Ungkapan “bulu domba” di sini merupakan kinayah dari jumlah yang sangat banyak. Jadi, Allah SWT pada malam ini akan mengampuni semua hamba-Nya yang dengan tulus menginginkan maaf dan pengampunan. Ampunan akan diberikan selama seorang hamba memenuhi syarat-syarat tobat dan istigfar serta melakukannya dengan benar.
Siapa Saja Yang Tidak Akan Dimaafkan pada Malam Ini
Siapa saja yang tidak mendapatkan ampunan pada malam ini dijelaskan dalam beberapa hadis berikut ini:
“Allah memandang semua makhluk-Nya pada malam Nisfu Sya‘ban kemudian mengampuni dosa mereka kecuali dosa musyrik dan dosa kemunafikan yang menyebabkan perpecahan dan permusuhan” (HR Imam At-Thabrani dan Ibnu Hibban dari Mu‘adz bin Jabal).
“Malam ini telah dibukakan 300 pintu rahmat dan pintu ampunan. Allah SWT mengampuni dosa sekalian orang yang tidak menyekutukan-Nya dengan sesuatu. Kecuali seorang ahli sihir, tukang ramal, orang yang suka bermusuhan, orang yang suka mengadu domba, pemabuk, orang yang durhaka pada kedua orang tuanya, dan orang yang memutuskan silaturahim. Mereka tidak akan diampuni Allah.” (Ibnu Majah, iqamah: 191).
“Terdapat Ganjaran 50 Tahun Ibadah Bagi Mereka yang Menghidupkan Malam Nisfu Sya’ban”
Ustaz Badiuzzaman dalam surat yang ditulis untuk murid-muridnya menceritakan tentang keutamaan malam Nisfu Sya’ban sebagai berikut:
“Lailatul Bara’ah ibaratnya sebuah benih suci dari satu tahun yang komplit. Dari segi di mana ia merupakan masa diprogramkannya takdir umat manusia, nilainya setara dengan kesucian Lailatul Qadar. Apabila setiap kebajikan yang dikerjakan di Lailatulqadar memiliki nilai ganjaran sebesar tiga puluh ribu, setiap amal saleh yang dikerjakan di Lailatul Bara’ah dan setiap huruf Al-Qur’an yang dibaca memiliki nilai ganjaran sebesar dua puluh ribu. Apabila di waktu lain kebajikan yang dilakukan dibalas dengan 10 pahala, pada syuhuru tsalatsah (tiga bulan suci) ganjarannya naik menjadi seratus bahkan seribu. Pada malam-malam suci yang terdapat dalam bulan suci ini ganjarannya akan naik lagi menjadi sepuluh ribu, dua puluh ribu, atau hingga mencapai tiga puluh ribu. Beribadah di malam-malam yang mulia ini nilainya setara dengan beribadah selama lima puluh tahun. Untuk itu, ia harus dihidupkan dengan membaca Al-Qur’an, beristighfar, dan salawat sebanyak mungkin. Beribadah di Lailatul Bara’ah akan memberikan seorang ahli iman lima puluh tahun umur ibadah.” (Syualar, Syua ke- 14).

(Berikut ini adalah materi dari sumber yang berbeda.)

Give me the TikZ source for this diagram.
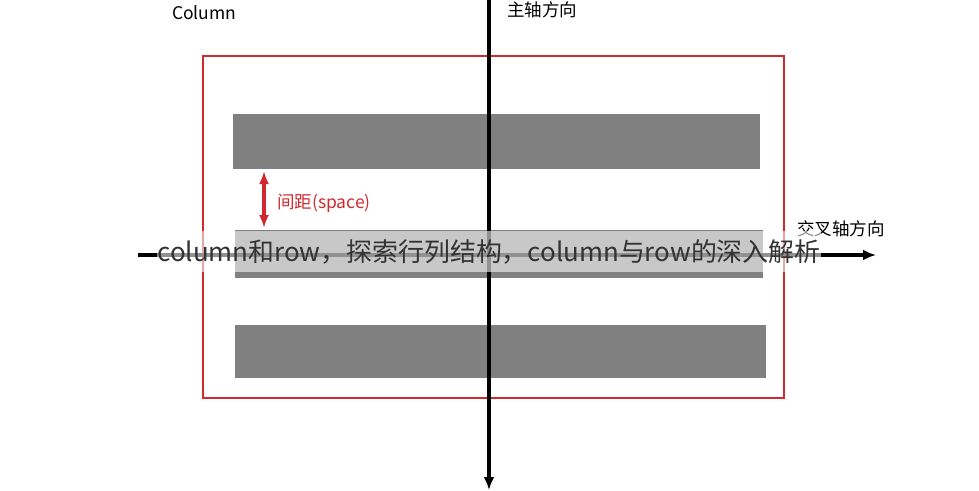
\documentclass[tikz,border=0pt]{standalone}
\usepackage{fontspec}
\setmainfont{Noto Sans CJK SC}
\usepackage{xcolor}
\usetikzlibrary{arrows.meta}
\definecolor{barGray}{HTML}{808080}
\definecolor{boxRed}{HTML}{D02A2F}
\definecolor{markText}{HTML}{333333}

\begin{document}
\begin{tikzpicture}[x=1pt,y=-1pt]
\tikzset{>={Latex[width=11pt,length=13pt]}}
\tikzstyle{bar} =[rectangle, fill = barGray, inner sep=0pt, anchor=north west]
\tikzstyle{axis} =[->, line width=3.4pt, black]
\tikzstyle{tag} =[anchor=west, inner sep=0pt, font=\fontsize{17.5}{20}\selectfont]

\useasboundingbox (0,0) rectangle (979,490);

\node[bar, minimum width=527pt, minimum height=55pt](bar1) at (233,114){};
\node[bar, minimum width=528pt, minimum height=48pt](bar2) at (235,230){};
\node[bar, minimum width=531pt, minimum height=53pt](bar3) at (235,325){};

\node[draw=boxRed, line width=1.6pt, rectangle, inner sep=0pt, anchor=north west,
      minimum width=581pt, minimum height=342pt](frame) at (202,55){};

\coordinate (mainTop) at (489,0);
\coordinate (mainEnd) at (489,490);
\coordinate (crossStart) at (138,255);
\coordinate (crossEnd) at (876,255);
\draw[axis] (mainTop) -- (mainEnd);
\draw[axis] (crossStart) -- (crossEnd);

\coordinate (gapTop) at (264,171);
\coordinate (gapBot) at (264,228);
\draw[<->, boxRed, line width=3.4pt, >={Latex[width=10pt,length=13pt]}] (gapTop) -- (gapBot);

\node[tag](colLabel) at (172,13){Column};
\node[tag](mainLabel) at (507,10){主轴方向};
\node[tag](crossLabel) at (797,229){交叉轴方向};
\node[tag, text=boxRed](gapLabel) at (277,203){间距(space)};

\node[fill=white, fill opacity=0.57, text opacity=1, text=markText, inner xsep=0pt,
      minimum height=41pt, font=\fontsize{25.9}{28}\selectfont](mark) at (489,251.5)
      {column和row，探索行列结构，column与row的深入解析};
\end{tikzpicture}
\end{document}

Bagaimana cara menghidupkan malam yang mulia ini?
Sebisa mungkin malam-malam yang penuh berkah ini dihidupkan dengan ibadah semalam suntuk hingga pagi tiba. Aktivitas ibadah yang dikerjakan seorang diri akan memudahkan nafsu dan setan menghembuskan kantuk dan mengganggu semangat kita. Oleh karena itu, sebaiknya ia dihidupkan dengan berkumpul di masjid atau suatu majelis ilmu bersama para sahabat terdekat. Dengan demikian, para peserta bisa saling memotivasi. Mereka juga bisa saling bahu-membahu dalam menyelesaikan pembacaan doa-doa.
Seperti yang telah disebutkan dalam artikel sebelumnya, ada lima ibadah penting yang dapat dilakukan pada malam-malam ini:
- Bertobat dan beristigfar: Tobat dan istigfar yang paling singkat adalah “Astaghfirullah wa atubu ilaih…” Ada juga istigfar-istigfar lainnya yang lebih panjang lagi beragam variasinya.

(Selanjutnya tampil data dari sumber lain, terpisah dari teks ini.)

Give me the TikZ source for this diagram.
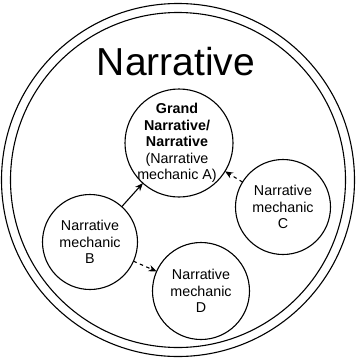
\documentclass[tikz,border=0pt]{standalone}
\usepackage{fontspec}
\setmainfont{Liberation Sans}
\usetikzlibrary{arrows.meta}
\begin{document}
\begin{tikzpicture}[x=1pt,y=-1pt,
  every node/.style={inner sep=0pt, outer sep=0pt},
  mech/.style={circle, draw, line width=1.1pt, align=center,
    font=\fontsize{14.3}{16.5}\selectfont},
  link/.style={line width=1.1pt, -{Stealth[length=8pt,width=6.5pt]}},
  dashline/.style={dash pattern=on 3.5pt off 3.5pt}]
\useasboundingbox (0,0) rectangle (357,359);
\node[circle, draw, line width=1.1pt, minimum size=353pt] (outer) at (178,180) {};
\node[circle, draw, line width=1.1pt, minimum size=335pt] (inner) at (178,180) {};
\node[anchor=base, font=\fontsize{39}{39}\selectfont] (title) at (176,75) {Narrative};
\node[mech, minimum size=108pt] (A) at (179,143) {};
\node[align=center, font=\fontsize{14.3}{16.5}\selectfont] (At) at (177,143)
  {\textbf{Grand}\\\textbf{Narrative/}\\\textbf{Narrative}\\(Narrative\\mechanic A)};
\node[mech, minimum size=95pt] (B) at (90,242) {Narrative\\mechanic\\B};
\node[mech, minimum size=95pt] (C) at (283,207) {Narrative\\mechanic\\C};
\node[mech, minimum size=97pt] (D) at (201,291) {Narrative\\mechanic\\D};
\draw[link] (B) -- (A);
\draw[link, dashline] (B) -- (D);
\draw[link, dashline] (C) -- (A);
\end{tikzpicture}
\end{document}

- Membaca Al-Qur’an: Khususnya surat-surat pilihan seperti Yasin, Al-Fath, Ar-Rahman, Al-Mulk, An-Naba, dan sebagainya.
- Mendirikan salat: Di samping menunaikan salat fardhu secara berjamaah, mari kita tunaikan juga salat sunah awwabin, tahajud, tobat, tasbih, dan hajat.
- Membaca salawat kepada Rasulullah sebanyak-banyaknya.
- Berdoa: Membaca doa yang terdapat pada Al-Qur’an dan hadis, jausyan, doa-doa yang dibaca wali-wali agung, serta menyampaikan munajat dari lubuk hati kita yang paling dalam.
Berpuasa di pagi harinya sangatlah utama. Waktu puasanya bukanlah sehari sebelum datangnya malam nisfu sya’ban, melainkan keesokan harinya.